Jeff was two years old and very talkative. He was a little unsure in the water but would enter and splash about if one of us was holding onto his hand. Woody had arranged to borrow Farley Scott’s boat to row out for a spot of fishing. Jeff and I walked with him along the beach road to collect the boat and wave him off on his fishing expedition. We three came across a man’s shoe left by the side of the road. Woody said, “Hello, someone’s lost their shoe”. We continued on.

Later that afternoon, Jeff and I walked back along the road to meet Woody as he came ashore. When we reached the abandoned shoe again, Jeff asked me, “Why did Daddy say hello to that shoe?” What could I say? This little boy had to know the reason for everything. He was inquisitive and inquiring. He had an utterly literal mind.

Mum and Dad with Mary and her new baby daughter, Lisa, had taken the ferry down to Onetangi to visit with us for one day. We slid down the lawn amidst much laughter, Jeff riding on his Nana’s frond. Later, we were in the living area of the bach having a cuppa. Mary was in one of the bunkrooms breastfeeding baby Lisa and we all were chattering. Jeff was standing on a sofa and leaning back against the concertina type windows, his backside on the window sill. All at once, and without any sound from him, the window catch gave way and Jeff toppled backwards out of the double storey window and disappeared from view.

We heard no cry from him. There was a wild dash to the door as we all tried to get to him at once. His father was the quickest and came across a pale and winded little boy lying very still on the grass under the window. He scooped Jeff up in his arms and brought him back up the side stairs and into the bach.

I was in shock. Jeff did not seem to have anything broken but he was accusingly quiet and pale. Woody and Dad left to rush down to the local shop to phone a doctor on the island. The doctor arranged for the Flying Boat plane to come down from Auckland to collect Jeff and take him to Auckland hospital for observation.

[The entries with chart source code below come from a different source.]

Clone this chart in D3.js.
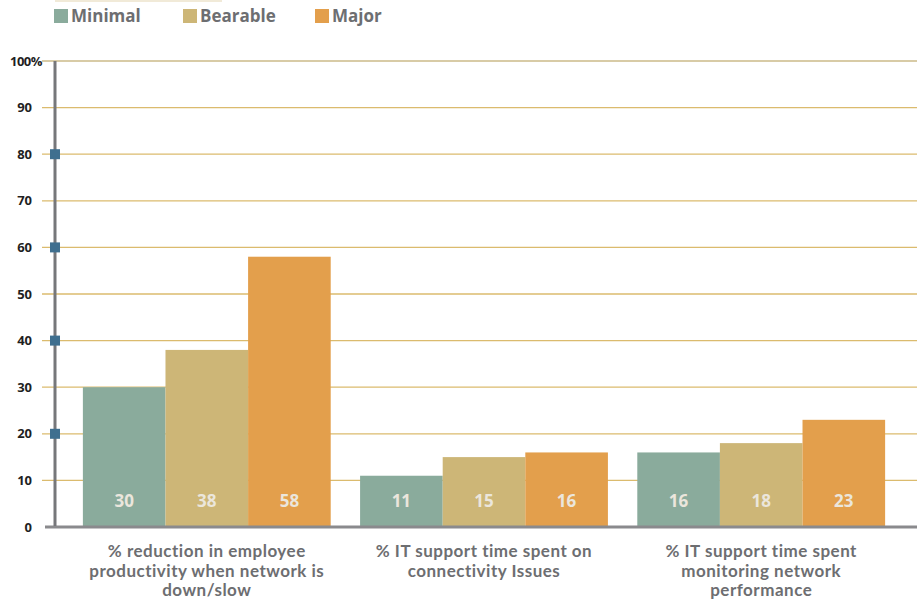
<!DOCTYPE html>
<html>
<head>
<meta charset="utf-8">
<script src="https://cdn.jsdelivr.net/npm/d3@7"></script>
<style>
  html, body { margin: 0; padding: 0; background: #fff; }
  svg { display: block; font-family: "Open Sans", "DejaVu Sans", sans-serif; }
</style>
</head>
<body>
<svg id="chart" width="917" height="602"></svg>
<script>
// Survey categories (each may wrap onto several lines)
const categories = [
  ["% reduction in employee", "productivity when network is", "down/slow"],
  ["% IT support time spent on", "connectivity Issues"],
  ["% IT support time spent", "monitoring network", "performance"]
];
const seriesNames = ["Minimal", "Bearable", "Major"];
const minimalValues  = [30, 11, 16];
const bearableValues = [38, 15, 18];
const majorValues    = [58, 16, 23];
const yTicks = [0, 10, 20, 30, 40, 50, 60, 70, 80, 90, 100];
const markerTicks = [20, 40, 60, 80];

const colors = ["#8aab9c", "#cdb677", "#e39f4c"];
const series = [minimalValues, bearableValues, majorValues];

const svg = d3.select("#chart");

const y = d3.scaleLinear().domain([0, 100]).range([527, 61]);
const x0 = d3.scaleBand().domain(d3.range(categories.length))
  .range([51, 917]).paddingInner(0.106).paddingOuter(0.115);
const x1 = d3.scaleBand().domain(d3.range(seriesNames.length))
  .range([0, x0.bandwidth()]);
const color = d3.scaleOrdinal().domain(seriesNames).range(colors);

// thin rule along the top
svg.append("line").attr("x1", 55).attr("x2", 222).attr("y1", 1).attr("y2", 1)
  .attr("stroke", "#f1ead8").attr("stroke-width", 2);

// Gridlines
svg.append("g").selectAll("line").data(yTicks.filter(d => d > 0))
  .join("line")
  .attr("x1", 42).attr("x2", 917)
  .attr("y1", d => y(d)).attr("y2", d => y(d))
  .attr("stroke", d => d === 100 ? "#d8cba6" : "#dbbb6e")
  .attr("stroke-width", d => d === 100 ? 2 : 1.3);

// Bars
const groups = svg.append("g").selectAll("g").data(categories)
  .join("g")
  .attr("transform", (d, i) => `translate(${x0(i)},0)`);

groups.selectAll("rect")
  .data((d, i) => series.map((s, k) => ({ k, v: s[i] })))
  .join("rect")
  .attr("x", d => x1(d.k))
  .attr("width", x1.bandwidth())
  .attr("y", d => y(d.v))
  .attr("height", d => y(0) - y(d.v))
  .attr("fill", d => color(seriesNames[d.k]));

groups.selectAll("text.val")
  .data((d, i) => series.map((s, k) => ({ k, v: s[i] })))
  .join("text")
  .attr("class", "val")
  .attr("x", d => x1(d.k) + x1.bandwidth() / 2)
  .attr("y", 507)
  .attr("text-anchor", "middle")
  .attr("font-size", 17)
  .attr("font-weight", 700)
  .attr("fill", "#ebe6dc")
  .text(d => d.v);

// Axes lines
svg.append("line").attr("x1", 45).attr("x2", 917)
  .attr("y1", y(0)).attr("y2", y(0))
  .attr("stroke", "#8a8a8d").attr("stroke-width", 3);
svg.append("line").attr("x1", 55).attr("x2", 55)
  .attr("y1", y(100)).attr("y2", y(0) - 1)
  .attr("stroke", "#76777a").attr("stroke-width", 3);

// Marker squares on the vertical axis
svg.append("g").selectAll("rect").data(markerTicks)
  .join("rect")
  .attr("x", 50).attr("y", d => y(d) - 5)
  .attr("width", 10).attr("height", 10)
  .attr("fill", "#3f6f8f");

// Y tick labels
const yl = svg.append("g").selectAll("text").data(yTicks)
  .join("text")
  .attr("x", 32)
  .attr("y", d => y(d) + 4.5)
  .attr("text-anchor", d => d === 100 ? "start" : "end")
  .attr("font-size", 13)
  .attr("font-weight", 700)
  .attr("fill", "#1f1f1f");
yl.filter(d => d !== 100).text(d => d);
yl.filter(d => d === 100).attr("x", 10).attr("letter-spacing", -0.5).text(d => d + "%");

// Category labels, one text element per line
const catG = svg.append("g").selectAll("g").data(categories)
  .join("g")
  .attr("transform", (d, i) => `translate(${x0(i) + x0.bandwidth() / 2},557)`);
catG.selectAll("text").data(d => d)
  .join("text")
  .attr("x", 0)
  .attr("y", (d, j) => j * 19.5)
  .attr("text-anchor", "middle")
  .attr("font-family", "Lato, 'Open Sans', sans-serif")
  .attr("font-size", 17)
  .attr("font-weight", 700)
  .attr("letter-spacing", 0.5)
  .attr("fill", "#6d6e71")
  .text(d => d);

// Legend
const legendX = [54, 183, 315];
const legend = svg.append("g").selectAll("g").data(seriesNames)
  .join("g")
  .attr("transform", (d, i) => `translate(${legendX[i]},9)`);
legend.append("rect").attr("width", 14).attr("height", 14)
  .attr("fill", d => color(d));
legend.append("text").attr("x", 17).attr("y", 13)
  .attr("font-size", 17).attr("font-weight", 700)
  .attr("fill", "#6d6e71")
  .text(d => d);
</script>
</body>
</html>
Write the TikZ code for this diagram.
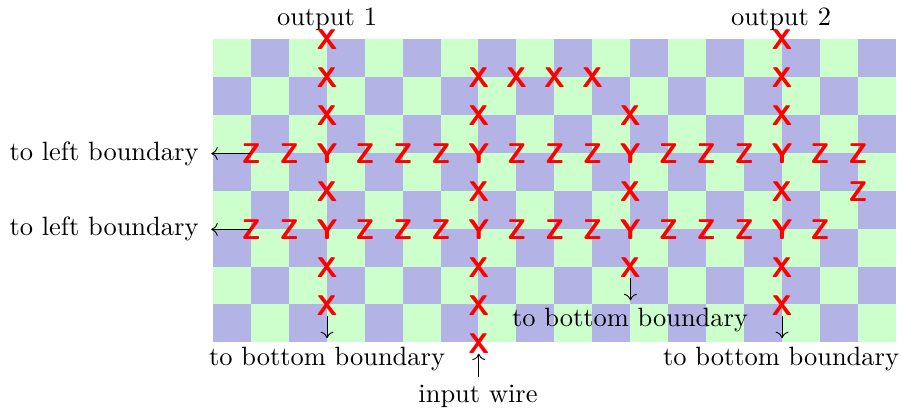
\documentclass[tikz,border=0pt]{standalone}
\usetikzlibrary{arrows.meta}
\definecolor{sqgreen}{HTML}{CCFFCC}
\definecolor{sqblue}{HTML}{B3B3E6}
\tikzset{
  x=1pt,y=-1pt,
  qubit/.style={red,font=\fontsize{10}{12}\selectfont\sffamily\bfseries,scale=2.85,inner sep=0pt},
  caption/.style={black,font=\fontsize{10}{12}\selectfont,scale=2.645,inner sep=0pt,anchor=center},
  wire/.style={black,line width=0.9pt,-{Computer Modern Rightarrow[length=6.5pt,width=13pt]}}
}
\begin{document}
\begin{tikzpicture}
\useasboundingbox (0,0) rectangle (901,411);
% checkerboard
\foreach \c in {0,...,17}{\foreach \r in {0,...,7}{
  \pgfmathparse{int(mod(\c+\r,2))}
  \ifnum\pgfmathresult=0 \def\sq{sqgreen}\else\def\sq{sqblue}\fi
  \fill[\sq] ({213+37.92*\c},{39+37.92*\r}) rectangle ({213+37.92*(\c+1)},{39+37.92*(\r+1)});
}}
% captions
\node[caption] (out1) at (327,19) {output 1};
\node[caption] (out2) at (781,19) {output 2};
\node[caption,anchor=east] (left1) at (199,154) {to left boundary};
\node[caption,anchor=east] (left2) at (199,229) {to left boundary};
\node[caption] (bot1) at (327,359) {to bottom boundary};
\node[caption] (bot2) at (630,320) {to bottom boundary};
\node[caption] (bot3) at (781,359) {to bottom boundary};
\node[caption] (input) at (478,396) {input wire};
% qubits
\foreach \c/\r/\t in {
 3/0/X,3/1/X,3/2/X,3/3/Y,3/4/X,3/5/Y,3/6/X,3/7/X,
 7/1/X,7/2/X,7/3/Y,7/4/X,7/5/Y,7/6/X,7/7/X,7/8/X,
 11/2/X,11/3/Y,11/4/X,11/5/Y,11/6/X,
 15/0/X,15/1/X,15/2/X,15/3/Y,15/4/X,15/5/Y,15/6/X,15/7/X,
 8/1/X,9/1/X,10/1/X,
 1/3/Z,2/3/Z,4/3/Z,5/3/Z,6/3/Z,8/3/Z,9/3/Z,10/3/Z,12/3/Z,13/3/Z,14/3/Z,16/3/Z,17/3/Z,
 17/4/Z,
 1/5/Z,2/5/Z,4/5/Z,5/5/Z,6/5/Z,8/5/Z,9/5/Z,10/5/Z,12/5/Z,13/5/Z,14/5/Z,16/5/Z}
 \node[qubit] (q\c-\r) at ({213.3+37.92*\c},{39.8+37.92*\r}) {\t};
% free arrow ends
\path (q1-3.center) ++(-40,0) coordinate (tipleft1);
\path (q1-5.center) ++(-40,0) coordinate (tipleft2);
\path (q3-7.center) ++(0,33) coordinate (tipbot1);
\path (q11-6.center) ++(0,33) coordinate (tipbot2);
\path (q15-7.center) ++(0,33) coordinate (tipbot3);
\path (q7-8.center) ++(0,34) coordinate (startin);
% connectors
\draw[wire] (q1-3.center) -- (tipleft1);
\draw[wire] (q1-5.center) -- (tipleft2);
\draw[wire] (q3-7.south) -- (tipbot1);
\draw[wire] (q11-6.south) -- (tipbot2);
\draw[wire] (q15-7.south) -- (tipbot3);
\draw[wire] (startin) -- (q7-8.south);
\end{tikzpicture}
\end{document}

Woody rang his parents to ask them to meet us in Auckland. So while Mum and Dad and Mary stayed on in the bach, Woody and I, with Jeff in my arms, took off from Matiatia and flew to Mechanics Bay, landing in the water of the harbour and floating in to the ramp. There we were met by an ambulance and Woody’s parents who paid for the plane and then followed us to the hospital.

It was determined that Jeff had no injuries at all and had merely been winded in the fall. Apparently, very young children have no fear of what is going to happen in these cases, and fall completely relaxed, and he had fallen on thick and bouncy kikuyu grass which had acted like a mattress for him.

It is fitting to note that Mary’s breast milk dried up at the shock of it all and she had a few difficult weeks getting her breastfeeding for Lisa going again.

And I had a miscarriage of the baby I was carrying the next month, maybe as the result of the awful shock I had suffered.